6 thoughts on “Communique Backing”

  1. Yes, scraps are all I can use, since they’re all I have. Many years ago I was involved in a quilting forum that bit the dust about the time Facebook took over the world (never had Facebook, never will) and some lovely quilters from the US sent me their leftover bits. I’ve also been given a few bits by Spanish friends, but women don’t sew here anymore, so finding cotton fabrics is hard. I’m starting to run short of good fabric, but we are now on a fixed income so I have to get very creative sometimes! A friend from church gave me some laces and ribbons for the attempt at a crazy quilt, which I may end up backing on chintz…not the best choice, but what I have. It’s nice to make something out of nothing…sometimes.

    1. I understand not having much money to work with, but not being able to find cottons just seems bizarre to me. I suppose I am pretty lucky to live in a place with so many sewing options.

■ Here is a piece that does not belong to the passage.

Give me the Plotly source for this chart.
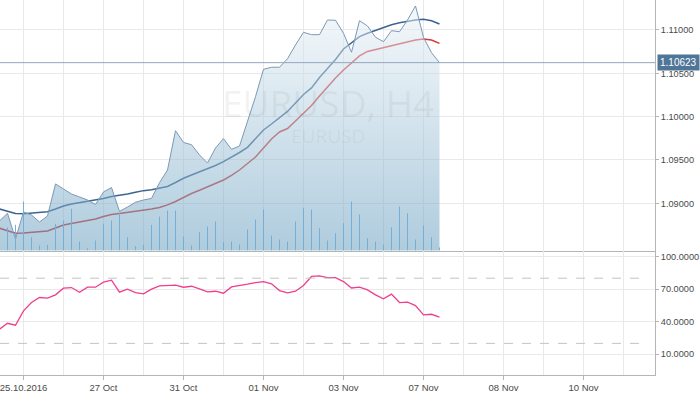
import plotly.graph_objects as go

# ---------------- data (EURUSD, H4) ----------------
bar_index = list(range(56))

price = [1.08796, 1.08885, 1.08588, 1.08900, 1.08865, 1.08784, 1.08854, 1.09223,
         1.09165, 1.09107, 1.09073, 1.09038, 1.08986, 1.09131, 1.09182, 1.08906,
         1.08957, 1.09012, 1.09038, 1.09056, 1.09238, 1.09384, 1.09838, 1.09702,
         1.09676, 1.09558, 1.09465, 1.09638, 1.09746, 1.09623, 1.09661, 1.09933,
         1.10230, 1.10546, 1.10570, 1.10570, 1.10668, 1.10827, 1.10973, 1.10946,
         1.10946, 1.11115, 1.11112, 1.10962, 1.10743, 1.11107, 1.11046, 1.10916,
         1.10865, 1.10992, 1.10980, 1.11115, 1.11277, 1.10916, 1.10738, 1.10623]

ma_blue = [1.08934, 1.08911, 1.08882, 1.08880, 1.08888, 1.08894, 1.08903, 1.08934,
           1.08969, 1.08992, 1.09009, 1.09021, 1.09035, 1.09056, 1.09079, 1.09092,
           1.09107, 1.09127, 1.09146, 1.09156, 1.09173, 1.09194, 1.09240, 1.09289,
           1.09327, 1.09361, 1.09399, 1.09436, 1.09480, 1.09529, 1.09586, 1.09646,
           1.09742, 1.09846, 1.09915, 1.09990, 1.10060, 1.10158, 1.10256, 1.10331,
           1.10452, 1.10556, 1.10660, 1.10781, 1.10850, 1.10923, 1.10962, 1.10997,
           1.11031, 1.11061, 1.11083, 1.11100, 1.11115, 1.11124, 1.11107, 1.11069]

ma_red = [1.08712, 1.08680, 1.08654, 1.08657, 1.08663, 1.08669, 1.08680, 1.08715,
          1.08750, 1.08767, 1.08784, 1.08802, 1.08819, 1.08848, 1.08871, 1.08882,
          1.08894, 1.08906, 1.08917, 1.08934, 1.08952, 1.08981, 1.09021, 1.09069,
          1.09113, 1.09150, 1.09188, 1.09223, 1.09269, 1.09321, 1.09384, 1.09459,
          1.09534, 1.09638, 1.09742, 1.09823, 1.09863, 1.09950, 1.10036, 1.10129,
          1.10238, 1.10348, 1.10446, 1.10538, 1.10619, 1.10700, 1.10752, 1.10775,
          1.10800, 1.10821, 1.10844, 1.10867, 1.10885, 1.10896, 1.10885, 1.10846]

volume = [1000, 2300, 2570, 4900, 1330, 500, 570, 2670, 3000, 4170, 900, 230,
          1000, 2670, 3000, 3800, 1330, 430, 570, 2570, 3400, 4000, 4000, 1400,
          500, 1830, 2400, 2900, 830, 900, 600, 2100, 3100, 4100, 1500, 1100,
          900, 2900, 4230, 4100, 2230, 1000, 1730, 2730, 4900, 3600, 1230, 900,
          600, 2330, 4400, 3730, 1100, 2500, 1330, 300]

rsi = [33.0, 38.5, 36.7, 49.9, 57.6, 62.2, 61.6, 64.7, 70.8, 71.4, 67.1, 71.7,
       71.7, 76.3, 78.2, 67.1, 69.9, 66.8, 65.6, 69.9, 73.0, 73.6, 73.6, 71.7,
       72.6, 70.2, 67.4, 68.0, 66.2, 72.0, 73.0, 74.5, 76.0, 76.9, 74.8, 68.6,
       66.5, 68.0, 73.3, 81.6, 82.2, 80.6, 80.6, 76.9, 71.0, 71.7, 69.3, 64.7,
       61.0, 65.3, 57.6, 57.9, 54.8, 46.2, 46.8, 44.1]

tick_idx = [3, 13, 23, 33, 43, 53, 63, 73]
tick_labels = ["25.10.2016", "27 Oct", "31 Oct", "01 Nov", "03 Nov", "07 Nov", "08 Nov", "10 Nov"]
minor_grid_idx = [8, 18, 28, 38, 48, 58, 68, 78]
price_ticks = [1.09, 1.095, 1.10, 1.105, 1.11]
rsi_ticks = [10, 40, 70, 100]
rsi_levels = [80, 20]
last_price = 1.10623
x_range = [0.0625, 81.9375]
rsi_level_end = 80.08

# ---------------- styles ----------------
GRID = "#e9e9e9"
AXIS = "#b5b5b5"
TXT = "#4a4a4a"
FONT = "Liberation Sans, Arial, sans-serif"
FS = 9.5
FS_Y = 9.2

# volume stems built from the data arrays (one thin vertical segment per bar)
vol_x, vol_y = [], []
for i, v in zip(bar_index, volume):
    vol_x += [i, i, None]
    vol_y += [0, v, None]

fig = go.Figure()

# moving averages (drawn under the translucent price area)
fig.add_trace(go.Scatter(x=bar_index, y=ma_red, mode="lines",
                         line=dict(color="#d23a3a", width=1.5),
                         xaxis="x", yaxis="y", hoverinfo="skip"))
fig.add_trace(go.Scatter(x=bar_index, y=ma_blue, mode="lines",
                         line=dict(color="#3b6590", width=1.5),
                         xaxis="x", yaxis="y", hoverinfo="skip"))

# price area
fig.add_trace(go.Scatter(x=bar_index, y=price, mode="lines",
                         line=dict(color="#7c98b5", width=1),
                         fill="tozeroy",
                         fillgradient=dict(type="vertical",
                                           colorscale=[[0, "rgba(100,156,190,0.52)"],
                                                       [1, "rgba(238,244,248,0.5)"]],
                                           start=1.0846, stop=1.1135),
                         xaxis="x", yaxis="y", hoverinfo="skip"))

# volume (overlay axis)
fig.add_trace(go.Scatter(x=vol_x, y=vol_y, mode="lines",
                         line=dict(color="#72b0da", width=1),
                         xaxis="x", yaxis="y3", hoverinfo="skip"))

# RSI
fig.add_trace(go.Scatter(x=bar_index, y=rsi, mode="lines",
                         line=dict(color="#ee3f8e", width=1.3),
                         xaxis="x2", yaxis="y2", hoverinfo="skip"))

shapes = []
for lvl in rsi_levels:
    shapes.append(dict(type="line", xref="x2", yref="y2", x0=x_range[0], x1=rsi_level_end,
                       y0=lvl, y1=lvl, line=dict(color="#c4c4c4", width=1, dash="dash")))
shapes.append(dict(type="line", xref="x domain", yref="y", x0=0, x1=1,
                   y0=last_price, y1=last_price, line=dict(color="#93a7bd", width=1),
                   layer="above"))

annotations = [
    dict(text="EURUSD, H4", xref="x domain", yref="y domain", x=0.5, y=0.592,
         showarrow=False, font=dict(family="Open Sans, sans-serif", size=37,
                                    color="rgba(120,120,120,0.09)")),
    dict(text="EURUSD", xref="x domain", yref="y domain", x=0.5, y=0.458,
         showarrow=False, font=dict(family="Open Sans, sans-serif", size=19,
                                    color="rgba(120,120,120,0.09)")),
    dict(text=f"{last_price:.5f}", xref="paper", yref="y", x=1, y=last_price,
         xanchor="left", yanchor="middle", xshift=2, showarrow=False,
         bgcolor="#4f7598", borderpad=2,
         font=dict(family=FONT, size=10, color="white")),
]

fig.update_layout(
    width=700, height=394,
    margin=dict(l=0, r=45, t=0, b=19, autoexpand=False),
    paper_bgcolor="white", plot_bgcolor="white",
    showlegend=False,
    font=dict(family=FONT, size=FS, color=TXT),
    xaxis=dict(domain=[0, 1], anchor="y", range=x_range, tickvals=tick_idx,
               showticklabels=False, ticks="", showgrid=True, gridcolor=GRID, gridwidth=1,
               minor=dict(tickvals=minor_grid_idx, showgrid=True, gridcolor=GRID, gridwidth=1),
               zeroline=False, showline=True, linecolor=AXIS, linewidth=1),
    xaxis2=dict(domain=[0, 1], anchor="y2", matches="x", range=x_range,
                tickvals=tick_idx, ticktext=tick_labels, ticks="outside", ticklen=4,
                tickcolor=AXIS, showgrid=True, gridcolor=GRID, gridwidth=1,
                minor=dict(tickvals=minor_grid_idx, showgrid=True, gridcolor=GRID, gridwidth=1),
                zeroline=False, showline=True, linecolor=AXIS, linewidth=1,
                ticklabeloverflow="allow",
                tickfont=dict(family=FONT, size=FS, color=TXT)),
    yaxis=dict(domain=[0.332, 1], anchor="x", side="right", range=[1.08455, 1.11346],
               tickvals=price_ticks, tickformat=".5f", ticks="outside", ticklen=3,
               tickcolor=AXIS, showgrid=True, gridcolor=GRID, zeroline=False,
               showline=True, linecolor=AXIS, linewidth=1, ticklabeloverflow="allow",
               tickfont=dict(family=FONT, size=FS_Y, color=TXT)),
    yaxis3=dict(overlaying="y", anchor="x", range=[0, 25050], visible=False),
    yaxis2=dict(domain=[0, 0.332], anchor="x2", side="right", range=[-9.1, 105.5],
                tickvals=rsi_ticks, tickformat=".4f", ticks="outside", ticklen=3,
                tickcolor=AXIS, showgrid=True, gridcolor=GRID, zeroline=False,
                showline=True, linecolor=AXIS, linewidth=1, ticklabeloverflow="allow",
                tickfont=dict(family=FONT, size=FS_Y, color=TXT)),
    shapes=shapes,
    annotations=annotations,
)

fig.write_html("out.html",
               config={"displayModeBar": False},
               post_script="document.body.style.margin='0px';document.body.style.overflow='hidden';")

      1. American women are still proud of their ability to save money and make their own, while in Europe, more expensive means it’s gotta be better, right? I’ve watched it happen over the last 30 years, as young women enter the workplace, they “don’t have time” to sew, knit, crochet etc. (ie, that’s old-timey stuff, strictly for grannies). The only fabrics that are easily available here (aside from curtain and upholstery material) are synthetics, fancy “party dress” fabrics (lamé, sequins and embroidered stuff, etc) or heavy woolens for winter suits and such. Quilting is high-fashion, expensive stuff here–fabric comes from the US and is very, very expensive. Or Japan–I love Japanese fabrics but at 6 Euros or more for a fat quarter, they stay in the shop window and I keep walking.